Despite his very recent entry into the art world establishment, Allen has had a loyal following of tastemakers since his early days in New York, including fashion designer Todd Oldham, jewelry designer Ted Mueling, and hotelier Peter Morton. Prior to his inclusion in the Whitney Biennial, Allen sold his pieces directly to collectors, bypassing conventional gallery representation for two decades.
After leaving home while still a teenager, Allen led an itinerant life, living in New Orleans, San Francisco, and Portland, among other places, as he taught himself how to hand carve salvaged materials. Settling in New York in his 20s, Allen was hit by a bus while on his bike in 1993. With severe injuries and no insurance, he was unable to work his usual construction jobs, so he set up an antique ironing board with his carved pieces for sale in SoHo. His location was auspicious -- just a few feet away from Jerry's, a legendary diner frequented by art world luminaries that closed in 2007.
Spending just four days hawking his sculptures from this makeshift site, Allen met dealers such as Charles Cowles, the former publisher of Artforum and owner of an eponymously named gallery in New York, who included him in one of his group shows. Allen also met buyers and decorators who were drawn to his organic, undulating sculpture that continued to collect his work even after he relocated to Southern California in 2001.
Over time, Allen's process has evolved. After suffering from severe carpal tunnel syndrome from years of obsessive carving, Allen is no longer able to use his hands for extended periods. Rather than use a fabricator, he built a large-scale robotic system that acts as an extension of his hand-carved techniques.
He begins by creating his handheld models in clay or wax that can be read by a 3D scanner. His robot is then able to replicate his art at a larger scale. He finds the freedom and fluidity of working with his robot preferable to working with a fabricator. "I can change in the middle. That would be difficult to do with a fabricator," says Allen.
Allen has also had a parallel career designing home furnishings, working in many of the same materials as his sculptures. Interior design firm Commune Design commissioned him to create one-of-a-kind pieces for the Ace Hotel in Palm Springs and stools for the Oliver Peoples store in Malibu, after stumbling upon his work over a decade ago in a pop up store he ran with his former girlfriend on Abbott Kinney in Venice.
More recently, Allen has created a collection of Bauhaus-influenced pottery with Commune for Heath ceramics. As Allen's career as a sculptor continues to rise, he's unsure of his future in furniture design. "I started making furniture accidentally, because the income was consistent," he explains. "I'm not sure if I'll continue."

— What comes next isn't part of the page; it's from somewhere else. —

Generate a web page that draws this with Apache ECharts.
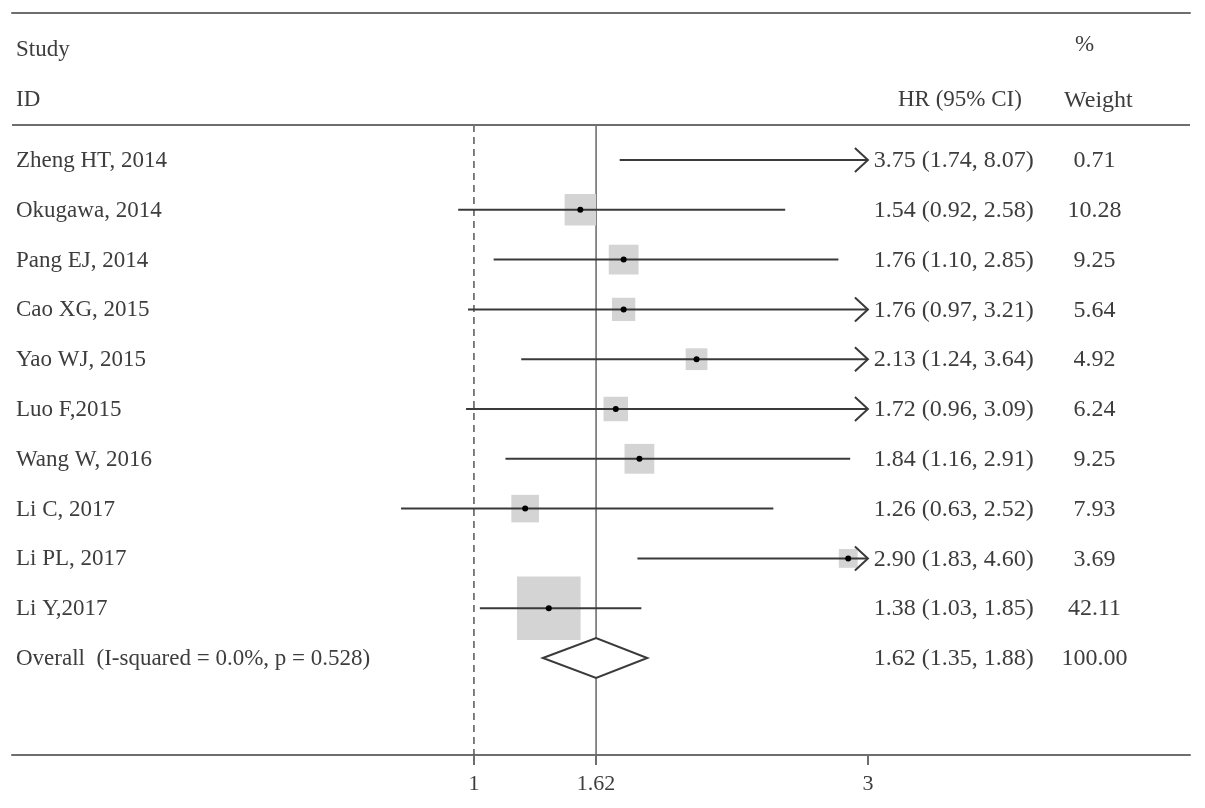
<!DOCTYPE html>
<html>
<head>
<meta charset="utf-8">
<script src="https://cdn.jsdelivr.net/npm/echarts@6/dist/echarts.min.js"></script>
<style>html,body{margin:0;padding:0;background:#fff;}#chart{width:1205px;height:808px;}</style>
</head>
<body>
<div id="chart"></div>
<script>
// ---- data ----
const studies = ['Zheng HT, 2014','Okugawa, 2014','Pang EJ, 2014','Cao XG, 2015','Yao WJ, 2015','Luo F,2015','Wang W, 2016','Li C, 2017','Li PL, 2017','Li Y,2017'];
const hr     = [3.75, 1.54, 1.76, 1.76, 2.13, 1.72, 1.84, 1.26, 2.90, 1.38];
const lower  = [1.74, 0.92, 1.10, 0.97, 1.24, 0.96, 1.16, 0.63, 1.83, 1.03];
const upper  = [8.07, 2.58, 2.85, 3.21, 3.64, 3.09, 2.91, 2.52, 4.60, 1.85];
const weight = [0.71, 10.28, 9.25, 5.64, 4.92, 6.24, 9.25, 7.93, 3.69, 42.11];
const overallLabel = 'Overall  (I-squared = 0.0%, p = 0.528)';
const overallHR = 1.62, overallLower = 1.35, overallUpper = 1.88, overallWeight = 100.00;
const xTicks = [1, 1.62, 3];
const nullValue = 1;
const clipMax = 3;

// ---- layout constants ----
const FONT = "'Liberation Serif','Times New Roman',serif";
const TXT = '#3d3d3d';
const LINE = '#3a3a3a';
const RULE = '#6e6e6e';
const xMin = -1.345, xMax = 4.635;
const yMin = -2.952, yMax = 11.948;
const headerRule = -0.703;
const hrColX = 3.03, wColX = 4.15;

const rows = studies.map((s, i) => [i, hr[i], lower[i], upper[i], weight[i]]);
const overallRow = studies.length;

const chart = echarts.init(document.getElementById('chart'));

function renderStudy(params, api) {
  const i = api.value(0), h = api.value(1), lo = api.value(2), hi = api.value(3), w = api.value(4);
  const y = api.coord([0, i])[1];
  const xl = api.coord([lo, i])[0];
  const xh = api.coord([Math.min(hi, clipMax), i])[0];
  const xc = api.coord([h, i])[0];
  const side = Math.sqrt(w) * 9.8;
  const ch = [];
  if (h <= clipMax) {
    ch.push({type: 'rect', shape: {x: xc - side / 2, y: y - side / 2, width: side, height: side}, style: {fill: '#d4d4d4'}});
  }
  ch.push({type: 'line', shape: {x1: xl, y1: y, x2: xh, y2: y}, style: {stroke: LINE, lineWidth: 2}});
  if (hi > clipMax) {
    ch.push({type: 'polyline', shape: {points: [[xh - 13, y - 12], [xh, y], [xh - 13, y + 12]]}, style: {stroke: LINE, lineWidth: 2, fill: 'none'}});
  }
  if (h <= clipMax) {
    ch.push({type: 'circle', shape: {cx: xc, cy: y, r: 3}, style: {fill: '#000'}});
  }
  return {type: 'group', children: ch};
}

function renderOverall(params, api) {
  const r = api.value(0), h = api.value(1), lo = api.value(2), hi = api.value(3);
  const pL = api.coord([lo, r]), pR = api.coord([hi, r]);
  const pT = api.coord([h, r - 0.4]), pB = api.coord([h, r + 0.4]);
  return {type: 'polygon', shape: {points: [pL, pT, pR, pB]}, style: {fill: '#fff', stroke: LINE, lineWidth: 2}};
}

function renderText(params, api) {
  const i = params.dataIndex;
  const isOverall = i === studies.length;
  const r = api.value(0);
  const y = api.coord([0, r])[1] + 1;
  const left = params.coordSys.x + 4;
  const h = api.value(1), lo = api.value(2), hi = api.value(3), w = api.value(4);
  const label = isOverall ? overallLabel : studies[i];
  const hrText = h.toFixed(2) + ' (' + lo.toFixed(2) + ', ' + hi.toFixed(2) + ')';
  const st = {fill: TXT, textVerticalAlign: 'middle'};
  return {type: 'group', children: [
    {type: 'text', style: Object.assign({}, st, {font: '23px ' + FONT, x: left, y: y, text: label, textAlign: 'left'})},
    {type: 'text', style: Object.assign({}, st, {font: '24px ' + FONT, x: api.coord([hrColX, r])[0], y: y, text: hrText, textAlign: 'left'})},
    {type: 'text', style: Object.assign({}, st, {font: '24px ' + FONT, x: api.coord([wColX, r])[0], y: y, text: w.toFixed(2), textAlign: 'center'})}
  ]};
}

const headers = [
  {text: 'Study', x: xMin, y: -2.21, align: 'left', size: 23},
  {text: 'ID', x: xMin, y: -1.2, align: 'left', size: 23},
  {text: 'HR (95% CI)', x: 3.467, y: -1.2, align: 'center', size: 23},
  {text: '%', x: 4.10, y: -2.31, align: 'center', size: 23},
  {text: 'Weight', x: 4.17, y: -1.2, align: 'center', size: 24}
];

function renderHeader(params, api) {
  const hd = headers[params.dataIndex];
  const p = api.coord([api.value(0), api.value(1)]);
  const x = hd.align === 'left' ? params.coordSys.x + 4 : p[0];
  return {type: 'text', style: {x: x, y: p[1], text: hd.text, textAlign: hd.align, textVerticalAlign: 'middle', font: hd.size + 'px ' + FONT, fill: TXT}};
}

const textData = rows.concat([[overallRow, overallHR, overallLower, overallUpper, overallWeight]]);

chart.setOption({
  animation: false,
  backgroundColor: '#fff',
  grid: {left: 12, right: 15, top: 13, bottom: 53, containLabel: false},
  xAxis: [{
    type: 'value', min: xMin, max: xMax, position: 'bottom',
    splitLine: {show: false},
    axisLine: {show: true, onZero: false, lineStyle: {color: RULE, width: 2}},
    axisTick: {show: true, customValues: xTicks, length: 10, lineStyle: {color: RULE, width: 2}},
    axisLabel: {show: true, customValues: xTicks, margin: 18, fontSize: 22, fontFamily: FONT, color: TXT,
      formatter: v => String(v)}
  }, {
    type: 'value', min: xMin, max: xMax, position: 'top',
    splitLine: {show: false},
    axisLine: {show: true, onZero: false, lineStyle: {color: RULE, width: 2}},
    axisTick: {show: false}, axisLabel: {show: false}
  }],
  yAxis: {
    type: 'value', min: yMin, max: yMax, inverse: true, show: false
  },
  series: [
    {
      type: 'line', data: [[nullValue, headerRule], [nullValue, yMax]], symbol: 'none', silent: true,
      lineStyle: {color: '#555', width: 1.5, type: [7, 5]}, z: 1,
      markLine: {silent: true, symbol: 'none', label: {show: false},
        lineStyle: {color: RULE, width: 2, type: 'solid'},
        data: [{yAxis: headerRule}]}
    },
    {
      type: 'line', data: [[overallHR, headerRule], [overallHR, yMax]], symbol: 'none', silent: true,
      lineStyle: {color: '#666', width: 1.5}, z: 1
    },
    {type: 'custom', renderItem: renderStudy, data: rows, clip: false, z: 3, silent: true},
    {type: 'custom', renderItem: renderOverall, data: [[overallRow, overallHR, overallLower, overallUpper]], clip: false, z: 3, silent: true},
    {type: 'custom', renderItem: renderText, data: textData, clip: false, z: 4, silent: true},
    {type: 'custom', renderItem: renderHeader, data: headers.map(h => [h.x, h.y]), clip: false, z: 4, silent: true}
  ]
});
</script>
</body>
</html>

These days, Allen works in Joshua Tree (though he spends his weekends in L.A.), in a compound he built himself that has become a mecca for longtime collectors. The otherworldly desert landscape also provides inspiration for Allen's work. "There is so much information from the natural world, so many [rock] arrangements. It helps jog your mind," he says.

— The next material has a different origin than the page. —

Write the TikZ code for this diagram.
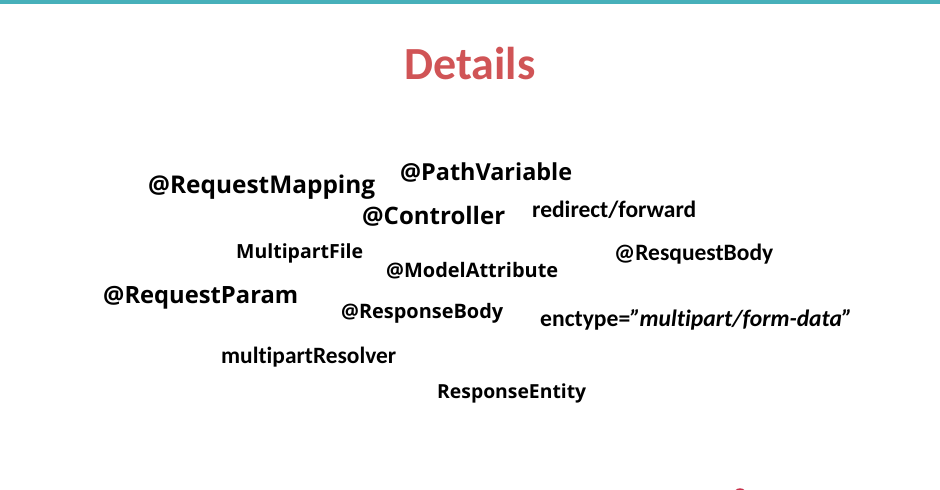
\documentclass[tikz,border=0pt]{standalone}
\usepackage{fontspec}
\usepackage{graphicx}
\setmainfont[Ligatures={CommonOff}]{Carlito}
\newfontfamily\segoe{Open Sans}
\definecolor{barteal}{HTML}{47B0BA}
\definecolor{titlered}{HTML}{D05456}
\definecolor{markred}{HTML}{C8304A}
\newcommand{\fitw}[2]{\resizebox{#1pt}{!}{#2}}
\begin{document}
\begin{tikzpicture}[x=1pt,y=-1pt,
  word/.style={anchor=west,inner sep=0pt,text=black},
  title/.style={anchor=center,inner sep=0pt,text=titlered}]
\useasboundingbox (0,0) rectangle (940,490);
\begin{scope}
\clip (0,0) rectangle (940,490);
\fill[barteal] (0,0) rectangle (940,4);
\draw[markred,line width=1.4pt] (740,495) circle (6);
\end{scope}
\node[title] (t) at (470,64) {\fitw{131}{\bfseries Details}};
\node[word] (rm) at (148,187) {\fitw{227}{\segoe\bfseries @RequestMapping}};
\node[word] (pv) at (400,172) {\fitw{172}{\segoe\bfseries @PathVariable}};
\node[word] (ct) at (362,216) {\fitw{143}{\segoe\bfseries @Controller}};
\node[word] (rf) at (532,210) {\fitw{164}{\bfseries redirect/forward}};
\node[word] (mf) at (236,253) {\fitw{127}{\segoe\bfseries MultipartFile}};
\node[word] (rb) at (614,254) {\fitw{159}{\bfseries @ResquestBody}};
\node[word] (ma) at (386,271) {\fitw{172}{\segoe\bfseries @ModelAttribute}};
\node[word] (rp) at (103,298) {\fitw{195}{\segoe\bfseries @RequestParam}};
\node[word] (rsb) at (341,313) {\fitw{162}{\segoe\bfseries @ResponseBody}};
\node[word] (ec) at (540,320) {\fitw{312}{\bfseries enctype=\textit{"multipart/form-data”}}};
\node[word] (mr) at (221,357) {\fitw{175}{\bfseries multipartResolver}};
\node[word] (re) at (437,393) {\fitw{149}{\segoe\bfseries ResponseEntity}};
\end{tikzpicture}
\end{document}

Allen plays a key role today in Joshua Tree's burgeoning art community, becoming an elder statesman of sorts for younger artists who have moved to the desert. "Everyone I know either works for Alma or Andrea [Zittel]," jokes L.A.-based designer Brendan Ravenhill, referring to the installation artist and sculptor who is another central figure in the town's art scene. "We swap employees all the time," admits Allen, who even uses the same bookkeeper as Zittel.
For Allen, the expansive terrain in Joshua Tree allows him to continue working at a larger and larger scale -- a far cry from the tiny totem-like sculptures he once sold in SoHo. "The scale will increase even more," he promises. And he will continue to forge his own path with highly personal sculpture, independent of whatever art movement has caught the eye of collectors at the moment.
Alma Allen is on view at Blum & Poe through February 28, 2015.